🤖 AI Summary
To address insufficient cross-environment, cross-task, and cross-instruction-form generalization in open-world mobile manipulation, this paper proposes a Structured Affordance Grounding framework. It unifies multimodal instructions—including language, point-and-click inputs, and demonstrations—into 3D affordance heatmaps, thereby decoupling high-level semantic intent from low-level visual-motor control. The framework integrates multimodal foundation models, 3D vision–affordance alignment, conditional policy learning, and whole-body motion control. It achieves, for the first time, zero-shot cross-scene execution and few-shot adaptation, overcoming generalization bottlenecks inherent in both end-to-end and conventional modular approaches. Evaluated on 11 real-world tasks, it significantly outperforms state-of-the-art baselines, demonstrating superior generalization capability and robustness.
📝 Abstract
We present SAGA, a versatile and adaptive framework for visuomotor control that can generalize across various environments, task objectives, and user specifications. To efficiently learn such capability, our key idea is to disentangle high-level semantic intent from low-level visuomotor control by explicitly grounding task objectives in the observed environment. Using an affordance-based task representation, we express diverse and complex behaviors in a unified, structured form. By leveraging multimodal foundation models, SAGA grounds the proposed task representation to the robot's visual observation as 3D affordance heatmaps, highlighting task-relevant entities while abstracting away spurious appearance variations that would hinder generalization. These grounded affordances enable us to effectively train a conditional policy on multi-task demonstration data for whole-body control.
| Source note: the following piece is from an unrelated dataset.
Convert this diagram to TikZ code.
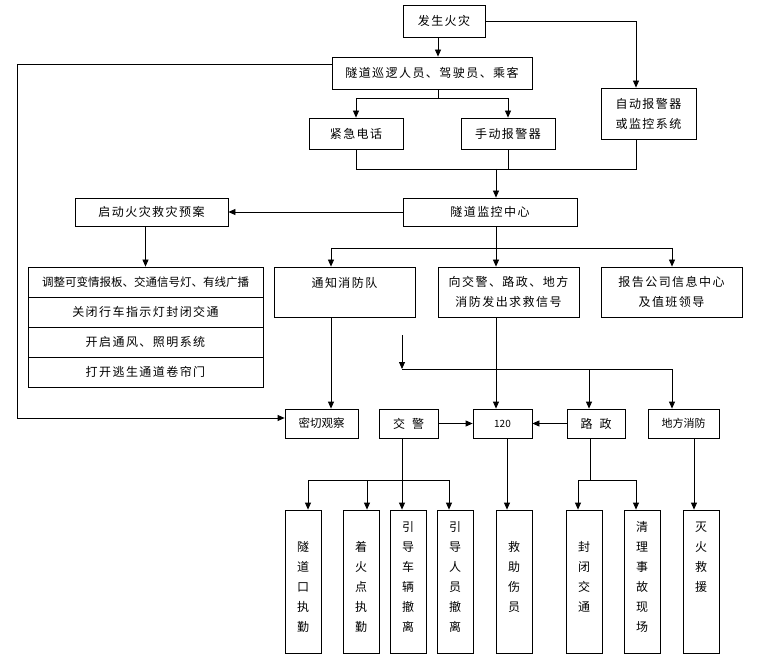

In a unified framework, SAGA can solve tasks specified in different forms, including language instructions, selected points, and example demonstrations, enabling both zero-shot execution and few-shot adaptation. We instantiate SAGA on a quadrupedal manipulator and conduct extensive experiments across eleven real-world tasks. SAGA consistently outperforms end-to-end and modular baselines by substantial margins. Together, these results demonstrate that structured affordance grounding offers a scalable and effective pathway toward generalist mobile manipulation.